## Objective
Retype only what runs from the first line of the records to the line with "var barTicks = [-0.4, -0.2, 0.0, 0.2, 0.4];", inclusive, and no pictures.
===
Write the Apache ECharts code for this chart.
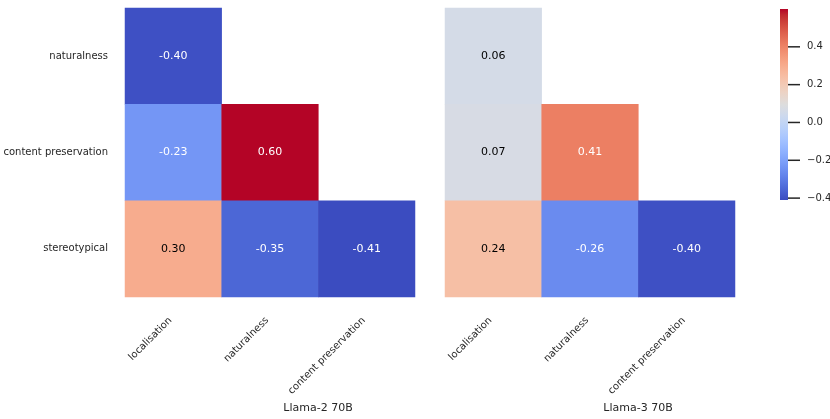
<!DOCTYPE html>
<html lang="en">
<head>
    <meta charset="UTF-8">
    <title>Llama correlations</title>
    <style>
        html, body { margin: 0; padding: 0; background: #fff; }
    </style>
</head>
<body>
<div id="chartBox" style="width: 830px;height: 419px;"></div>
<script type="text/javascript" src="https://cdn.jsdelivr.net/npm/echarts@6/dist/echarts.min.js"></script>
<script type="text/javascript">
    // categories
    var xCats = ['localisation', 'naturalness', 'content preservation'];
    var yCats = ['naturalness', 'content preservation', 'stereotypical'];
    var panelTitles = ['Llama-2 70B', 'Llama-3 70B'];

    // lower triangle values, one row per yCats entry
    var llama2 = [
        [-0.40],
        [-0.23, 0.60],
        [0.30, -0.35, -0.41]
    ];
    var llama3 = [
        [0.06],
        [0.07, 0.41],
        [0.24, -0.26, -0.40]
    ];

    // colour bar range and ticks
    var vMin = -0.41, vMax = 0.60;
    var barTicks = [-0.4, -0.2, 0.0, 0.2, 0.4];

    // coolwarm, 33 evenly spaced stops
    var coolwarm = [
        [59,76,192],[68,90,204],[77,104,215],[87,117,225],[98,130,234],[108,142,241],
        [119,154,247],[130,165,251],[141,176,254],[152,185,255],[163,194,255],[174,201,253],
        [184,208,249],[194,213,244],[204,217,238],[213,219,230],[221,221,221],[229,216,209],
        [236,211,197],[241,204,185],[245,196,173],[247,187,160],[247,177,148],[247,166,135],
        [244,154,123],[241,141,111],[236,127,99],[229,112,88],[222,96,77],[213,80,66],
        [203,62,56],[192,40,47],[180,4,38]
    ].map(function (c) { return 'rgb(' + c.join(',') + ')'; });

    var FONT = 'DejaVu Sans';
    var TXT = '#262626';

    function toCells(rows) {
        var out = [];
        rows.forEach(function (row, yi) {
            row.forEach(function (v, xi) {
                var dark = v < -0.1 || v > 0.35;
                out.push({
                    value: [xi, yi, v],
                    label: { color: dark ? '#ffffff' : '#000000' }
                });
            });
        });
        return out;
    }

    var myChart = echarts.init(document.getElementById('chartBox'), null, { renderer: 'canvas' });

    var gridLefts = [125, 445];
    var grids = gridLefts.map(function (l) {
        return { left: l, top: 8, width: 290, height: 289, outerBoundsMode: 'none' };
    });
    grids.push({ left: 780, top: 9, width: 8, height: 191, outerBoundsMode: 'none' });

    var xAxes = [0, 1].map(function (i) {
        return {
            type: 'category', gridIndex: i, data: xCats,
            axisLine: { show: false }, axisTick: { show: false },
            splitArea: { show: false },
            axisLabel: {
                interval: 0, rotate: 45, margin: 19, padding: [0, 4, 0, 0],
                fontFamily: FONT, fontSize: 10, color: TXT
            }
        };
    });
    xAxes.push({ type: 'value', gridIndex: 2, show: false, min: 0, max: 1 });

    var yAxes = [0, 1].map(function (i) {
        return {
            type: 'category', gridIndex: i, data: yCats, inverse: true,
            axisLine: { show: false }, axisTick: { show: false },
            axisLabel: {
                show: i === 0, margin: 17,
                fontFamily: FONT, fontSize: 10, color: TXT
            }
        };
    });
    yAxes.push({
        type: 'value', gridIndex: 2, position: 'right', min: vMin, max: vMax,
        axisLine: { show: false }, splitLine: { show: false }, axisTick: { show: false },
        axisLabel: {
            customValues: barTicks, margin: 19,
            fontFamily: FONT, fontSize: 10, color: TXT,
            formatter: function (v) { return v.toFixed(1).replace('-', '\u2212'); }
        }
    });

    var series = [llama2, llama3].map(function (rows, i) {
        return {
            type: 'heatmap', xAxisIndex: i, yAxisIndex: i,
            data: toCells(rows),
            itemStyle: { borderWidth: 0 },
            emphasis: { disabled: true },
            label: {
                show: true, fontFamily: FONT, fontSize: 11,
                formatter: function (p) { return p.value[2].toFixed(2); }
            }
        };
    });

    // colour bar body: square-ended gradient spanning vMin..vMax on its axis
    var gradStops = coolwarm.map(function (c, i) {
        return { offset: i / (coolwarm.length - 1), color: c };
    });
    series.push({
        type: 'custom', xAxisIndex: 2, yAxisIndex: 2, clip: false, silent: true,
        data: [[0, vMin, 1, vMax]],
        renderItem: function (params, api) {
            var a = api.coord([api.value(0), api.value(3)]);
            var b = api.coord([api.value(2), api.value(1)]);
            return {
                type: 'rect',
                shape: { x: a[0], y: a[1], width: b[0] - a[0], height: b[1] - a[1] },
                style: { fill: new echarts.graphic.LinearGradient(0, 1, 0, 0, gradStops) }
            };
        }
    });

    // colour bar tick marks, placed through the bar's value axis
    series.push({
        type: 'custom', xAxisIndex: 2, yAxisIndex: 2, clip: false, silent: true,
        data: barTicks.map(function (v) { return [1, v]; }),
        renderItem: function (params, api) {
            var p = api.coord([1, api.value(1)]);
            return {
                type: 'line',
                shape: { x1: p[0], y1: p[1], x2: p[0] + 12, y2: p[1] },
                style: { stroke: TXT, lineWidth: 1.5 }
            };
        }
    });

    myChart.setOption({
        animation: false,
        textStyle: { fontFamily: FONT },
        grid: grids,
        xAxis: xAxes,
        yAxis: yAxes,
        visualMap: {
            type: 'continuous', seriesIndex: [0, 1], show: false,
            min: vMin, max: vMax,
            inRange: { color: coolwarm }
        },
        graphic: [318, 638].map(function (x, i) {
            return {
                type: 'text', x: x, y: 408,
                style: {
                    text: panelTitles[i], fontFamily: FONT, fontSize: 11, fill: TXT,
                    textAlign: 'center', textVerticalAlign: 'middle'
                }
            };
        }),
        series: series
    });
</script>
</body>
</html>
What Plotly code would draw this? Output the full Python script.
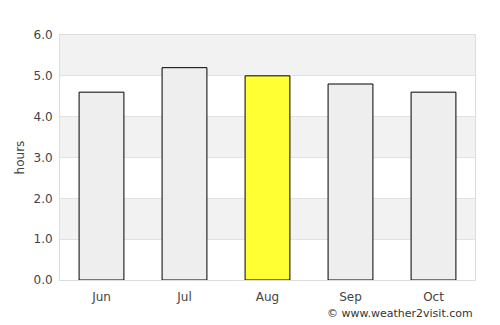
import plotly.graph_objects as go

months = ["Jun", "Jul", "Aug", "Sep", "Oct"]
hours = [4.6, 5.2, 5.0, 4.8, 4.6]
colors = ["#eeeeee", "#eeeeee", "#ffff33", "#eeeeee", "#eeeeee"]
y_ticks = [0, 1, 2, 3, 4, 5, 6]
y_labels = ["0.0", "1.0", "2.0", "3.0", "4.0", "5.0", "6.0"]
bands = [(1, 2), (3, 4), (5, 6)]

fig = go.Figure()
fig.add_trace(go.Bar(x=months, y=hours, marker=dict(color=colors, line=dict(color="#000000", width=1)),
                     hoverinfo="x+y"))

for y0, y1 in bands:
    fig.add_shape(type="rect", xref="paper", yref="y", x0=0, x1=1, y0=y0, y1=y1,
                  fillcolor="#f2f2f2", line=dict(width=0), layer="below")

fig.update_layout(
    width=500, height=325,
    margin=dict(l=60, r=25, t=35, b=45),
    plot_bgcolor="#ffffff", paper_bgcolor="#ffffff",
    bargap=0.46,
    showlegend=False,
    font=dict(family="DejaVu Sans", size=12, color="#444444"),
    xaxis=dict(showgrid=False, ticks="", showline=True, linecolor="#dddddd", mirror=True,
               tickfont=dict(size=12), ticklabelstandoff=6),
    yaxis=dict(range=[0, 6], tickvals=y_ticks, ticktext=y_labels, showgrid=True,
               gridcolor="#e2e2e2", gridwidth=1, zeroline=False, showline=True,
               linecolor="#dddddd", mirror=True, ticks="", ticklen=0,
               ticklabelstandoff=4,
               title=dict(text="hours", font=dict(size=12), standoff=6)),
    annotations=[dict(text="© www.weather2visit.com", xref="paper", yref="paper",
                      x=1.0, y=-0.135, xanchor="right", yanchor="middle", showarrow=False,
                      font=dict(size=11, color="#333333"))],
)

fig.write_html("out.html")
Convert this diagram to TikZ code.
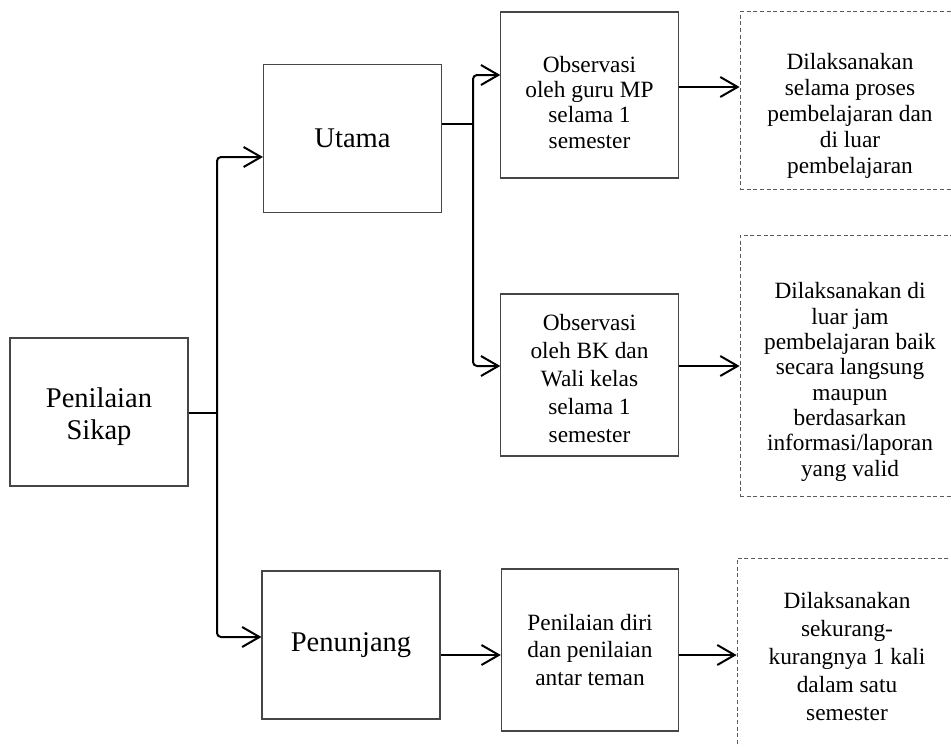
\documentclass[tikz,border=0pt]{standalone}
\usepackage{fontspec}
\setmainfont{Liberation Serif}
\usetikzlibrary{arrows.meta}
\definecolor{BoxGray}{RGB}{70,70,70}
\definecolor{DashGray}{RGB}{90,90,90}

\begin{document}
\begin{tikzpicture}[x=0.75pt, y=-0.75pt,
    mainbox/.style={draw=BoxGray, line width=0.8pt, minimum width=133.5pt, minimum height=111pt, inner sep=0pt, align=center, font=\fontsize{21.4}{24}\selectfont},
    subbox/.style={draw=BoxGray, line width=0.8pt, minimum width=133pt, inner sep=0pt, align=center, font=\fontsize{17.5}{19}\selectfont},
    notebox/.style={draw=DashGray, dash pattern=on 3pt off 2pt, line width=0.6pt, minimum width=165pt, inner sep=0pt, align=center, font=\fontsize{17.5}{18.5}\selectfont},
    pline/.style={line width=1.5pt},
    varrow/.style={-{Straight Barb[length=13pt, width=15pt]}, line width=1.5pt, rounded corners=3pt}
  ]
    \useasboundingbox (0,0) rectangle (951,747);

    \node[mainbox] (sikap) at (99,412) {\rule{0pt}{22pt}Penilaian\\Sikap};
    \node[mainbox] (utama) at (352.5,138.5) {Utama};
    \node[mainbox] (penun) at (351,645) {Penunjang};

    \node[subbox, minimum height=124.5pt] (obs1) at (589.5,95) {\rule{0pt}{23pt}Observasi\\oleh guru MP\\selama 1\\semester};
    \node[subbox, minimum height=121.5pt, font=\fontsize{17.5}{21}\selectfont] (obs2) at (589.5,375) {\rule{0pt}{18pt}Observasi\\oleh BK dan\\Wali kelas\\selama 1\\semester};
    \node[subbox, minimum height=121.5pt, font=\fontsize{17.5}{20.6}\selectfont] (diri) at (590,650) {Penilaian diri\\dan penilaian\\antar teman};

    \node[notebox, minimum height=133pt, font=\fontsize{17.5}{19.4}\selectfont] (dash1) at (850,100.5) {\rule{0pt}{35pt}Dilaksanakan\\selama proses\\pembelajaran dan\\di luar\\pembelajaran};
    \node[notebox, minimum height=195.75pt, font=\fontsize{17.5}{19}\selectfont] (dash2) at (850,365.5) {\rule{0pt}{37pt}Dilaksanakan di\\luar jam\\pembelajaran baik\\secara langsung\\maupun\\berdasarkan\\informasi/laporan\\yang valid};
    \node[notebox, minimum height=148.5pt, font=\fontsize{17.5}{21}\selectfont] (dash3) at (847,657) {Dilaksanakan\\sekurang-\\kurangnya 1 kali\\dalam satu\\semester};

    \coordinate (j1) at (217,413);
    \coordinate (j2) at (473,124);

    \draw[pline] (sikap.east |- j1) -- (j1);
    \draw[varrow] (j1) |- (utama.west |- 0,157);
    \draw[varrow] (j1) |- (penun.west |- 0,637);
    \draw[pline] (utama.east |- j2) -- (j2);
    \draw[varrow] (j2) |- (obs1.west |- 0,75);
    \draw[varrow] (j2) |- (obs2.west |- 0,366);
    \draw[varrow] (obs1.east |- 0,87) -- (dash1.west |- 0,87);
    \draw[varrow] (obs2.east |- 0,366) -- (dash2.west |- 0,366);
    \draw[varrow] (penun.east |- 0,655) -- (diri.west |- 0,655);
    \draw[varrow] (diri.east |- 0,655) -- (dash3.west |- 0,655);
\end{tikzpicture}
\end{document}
===
## Reply
Write the Apache ECharts code for this chart.
<!DOCTYPE html>
<html lang="en">
<head>
    <meta charset="UTF-8">
    <title>Llama correlations</title>
    <style>
        html, body { margin: 0; padding: 0; background: #fff; }
    </style>
</head>
<body>
<div id="chartBox" style="width: 830px;height: 419px;"></div>
<script type="text/javascript" src="https://cdn.jsdelivr.net/npm/echarts@6/dist/echarts.min.js"></script>
<script type="text/javascript">
    // categories
    var xCats = ['localisation', 'naturalness', 'content preservation'];
    var yCats = ['naturalness', 'content preservation', 'stereotypical'];
    var panelTitles = ['Llama-2 70B', 'Llama-3 70B'];

    // lower triangle values, one row per yCats entry
    var llama2 = [
        [-0.40],
        [-0.23, 0.60],
        [0.30, -0.35, -0.41]
    ];
    var llama3 = [
        [0.06],
        [0.07, 0.41],
        [0.24, -0.26, -0.40]
    ];

    // colour bar range and ticks
    var vMin = -0.41, vMax = 0.60;
    var barTicks = [-0.4, -0.2, 0.0, 0.2, 0.4];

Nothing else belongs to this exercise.